## BEGIN Supplied information

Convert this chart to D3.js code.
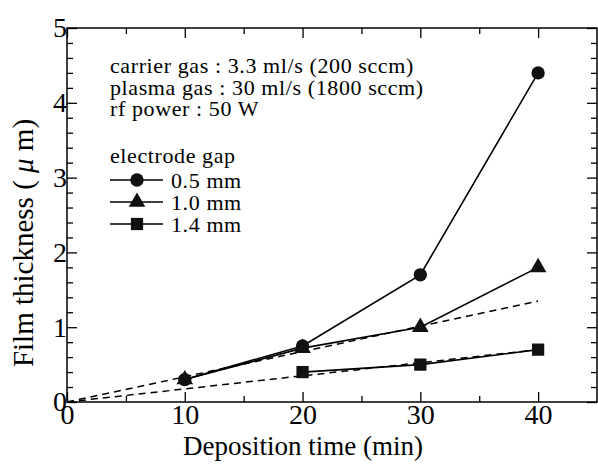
<!DOCTYPE html>
<html>
<head>
<meta charset="utf-8">
<script src="https://cdn.jsdelivr.net/npm/d3@7"></script>
<style>
  body { margin: 0; background: #fff; }
  svg, svg text { font-family: "Liberation Serif", "Times New Roman", Times, "DejaVu Serif", serif; }
</style>
</head>
<body>
<svg id="chart" width="598" height="465"></svg>
<script>
// measured values
const times05 = [10, 20, 30, 40];
const gap05 = [0.3, 0.75, 1.7, 4.4];
const times10 = [10, 20, 30, 40];
const gap10 = [0.3, 0.72, 1.0, 1.8];
const times14 = [20, 30, 40];
const gap14 = [0.4, 0.5, 0.7];
// dashed guide lines through origin
const fitX = [0, 40];
const fitHigh = [0, 1.35];
const fitLow = [0, 0.7];
const legendNotes = ['carrier gas : 3.3 ml/s (200 sccm)', 'plasma gas : 30 ml/s (1800 sccm)', 'rf power : 50 W'];
const legendLabels = ['0.5 mm', '1.0 mm', '1.4 mm'];
const xTicks = [0, 10, 20, 30, 40];
const yTicks = [0, 1, 2, 3, 4, 5];

const svg = d3.select('#chart');
const serif = '"Liberation Serif", "Times New Roman", Times, "DejaVu Serif", serif';

const xScale = d3.scaleLinear().domain([0, 45]).range([67, 597]);
const yScale = d3.scaleLinear().domain([0, 5]).range([402, 28]);

const zip = (xs, ys) => xs.map((x, i) => ({ x: x, y: ys[i] }));
const line = d3.line().x(d => xScale(d.x)).y(d => yScale(d.y));

// frame
svg.append('rect')
  .attr('x', xScale(0)).attr('y', yScale(5))
  .attr('width', xScale(45) - xScale(0)).attr('height', yScale(0) - yScale(5))
  .attr('fill', 'none').attr('stroke', '#000').attr('stroke-width', 1.5);

const minorX = d3.range(5, 45, 5).filter(v => v % 10 !== 0);
const minorY = d3.range(0.2, 5, 0.2).map(v => +v.toFixed(1)).filter(v => v % 1 !== 0);

function ticks(axis, pos, values, size) {
  svg.append('g')
    .attr('transform', pos)
    .call(axis.tickValues(values).tickSize(size).tickFormat(''))
    .call(g => g.select('.domain').remove())
    .selectAll('line').attr('stroke-width', 1.3);
}

// bottom axis
svg.append('g')
  .attr('transform', `translate(0,${yScale(0)})`)
  .call(d3.axisBottom(xScale).tickValues(xTicks).tickSize(-10).tickPadding(2).tickFormat(d3.format('d')))
  .attr('font-family', serif).attr('font-size', 28)
  .call(g => g.select('.domain').remove())
  .call(g => g.selectAll('line').attr('stroke-width', 1.3))
  .call(g => g.selectAll('text').attr('fill', '#000'));
ticks(d3.axisBottom(xScale), `translate(0,${yScale(0)})`, minorX, -6);
ticks(d3.axisTop(xScale), `translate(0,${yScale(5)})`, xTicks, -10);
ticks(d3.axisTop(xScale), `translate(0,${yScale(5)})`, minorX, -6);

// left axis
svg.append('g')
  .attr('transform', `translate(${xScale(0)},0)`)
  .call(d3.axisLeft(yScale).tickValues(yTicks).tickSize(-10).tickPadding(0).tickFormat(d3.format('d')))
  .attr('font-family', serif).attr('font-size', 28)
  .call(g => g.select('.domain').remove())
  .call(g => g.selectAll('line').attr('stroke-width', 1.3))
  .call(g => g.selectAll('text').attr('fill', '#000'));
ticks(d3.axisLeft(yScale), `translate(${xScale(0)},0)`, minorY, -6);
ticks(d3.axisRight(yScale), `translate(${xScale(45)},0)`, yTicks, -10);
ticks(d3.axisRight(yScale), `translate(${xScale(45)},0)`, minorY, -6);

// axis titles
svg.append('text')
  .attr('x', 303).attr('y', 455)
  .attr('text-anchor', 'middle').attr('font-size', 27)
  .text('Deposition time (min)');

const yTitle = svg.append('text')
  .attr('transform', `translate(33,243) rotate(-90)`)
  .attr('text-anchor', 'middle').attr('font-size', 29);
yTitle.append('tspan').text('Film thickness ( ');
yTitle.append('tspan').attr('font-style', 'italic').text('μ');
yTitle.append('tspan').text(' m)');

// dashed guides
[fitHigh, fitLow].forEach(ys => {
  svg.append('path')
    .attr('d', line(zip(fitX, ys)))
    .attr('fill', 'none').attr('stroke', '#000')
    .attr('stroke-width', 1.5).attr('stroke-dasharray', '7,5');
});

// series
const series = [
  { pts: zip(times14, gap14), sym: d3.symbolSquare, size: 150 },
  { pts: zip(times10, gap10), sym: d3.symbolTriangle, size: 120 },
  { pts: zip(times05, gap05), sym: d3.symbolCircle, size: 140 }
];
const symbol = d3.symbol();

series.forEach(s => {
  svg.append('path')
    .attr('d', line(s.pts))
    .attr('fill', 'none').attr('stroke', '#000').attr('stroke-width', 1.6);
  svg.append('g').selectAll('path')
    .data(s.pts)
    .join('path')
    .attr('transform', d => `translate(${xScale(d.x)},${yScale(d.y)})`)
    .attr('d', symbol.type(s.sym).size(s.size)())
    .attr('fill', '#111');
});

// legend / notes
const notes = svg.append('g').attr('font-size', 22).attr('letter-spacing', 0.6);
legendNotes.forEach((t, i) => {
  notes.append('text').attr('x', 110).attr('y', 73 + i * 21.5).text(t);
});
notes.append('text').attr('x', 110).attr('y', 163).text('electrode gap');

const legendSyms = [d3.symbolCircle, d3.symbolTriangle, d3.symbolSquare];
const legendSizes = [140, 120, 150];
legendLabels.forEach((t, i) => {
  const y = 180 + i * 22;
  notes.append('line')
    .attr('x1', 110).attr('x2', 163).attr('y1', y).attr('y2', y)
    .attr('stroke', '#000').attr('stroke-width', 1.6);
  notes.append('path')
    .attr('transform', `translate(137,${y})`)
    .attr('d', symbol.type(legendSyms[i]).size(legendSizes[i])())
    .attr('fill', '#111');
  notes.append('text').attr('x', 171).attr('y', y + 8).text(t);
});
</script>
</body>
</html>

## END Supplied information

Goal
Repeat the listing above exactly from its first line to the line containing "const yTicks = [0, 1, 2, 3, 4, 5];", both included, and omit the pictures.

Solution for this task
Convert this chart to D3.js code.
<!DOCTYPE html>
<html>
<head>
<meta charset="utf-8">
<script src="https://cdn.jsdelivr.net/npm/d3@7"></script>
<style>
  body { margin: 0; background: #fff; }
  svg, svg text { font-family: "Liberation Serif", "Times New Roman", Times, "DejaVu Serif", serif; }
</style>
</head>
<body>
<svg id="chart" width="598" height="465"></svg>
<script>
// measured values
const times05 = [10, 20, 30, 40];
const gap05 = [0.3, 0.75, 1.7, 4.4];
const times10 = [10, 20, 30, 40];
const gap10 = [0.3, 0.72, 1.0, 1.8];
const times14 = [20, 30, 40];
const gap14 = [0.4, 0.5, 0.7];
// dashed guide lines through origin
const fitX = [0, 40];
const fitHigh = [0, 1.35];
const fitLow = [0, 0.7];
const legendNotes = ['carrier gas : 3.3 ml/s (200 sccm)', 'plasma gas : 30 ml/s (1800 sccm)', 'rf power : 50 W'];
const legendLabels = ['0.5 mm', '1.0 mm', '1.4 mm'];
const xTicks = [0, 10, 20, 30, 40];
const yTicks = [0, 1, 2, 3, 4, 5];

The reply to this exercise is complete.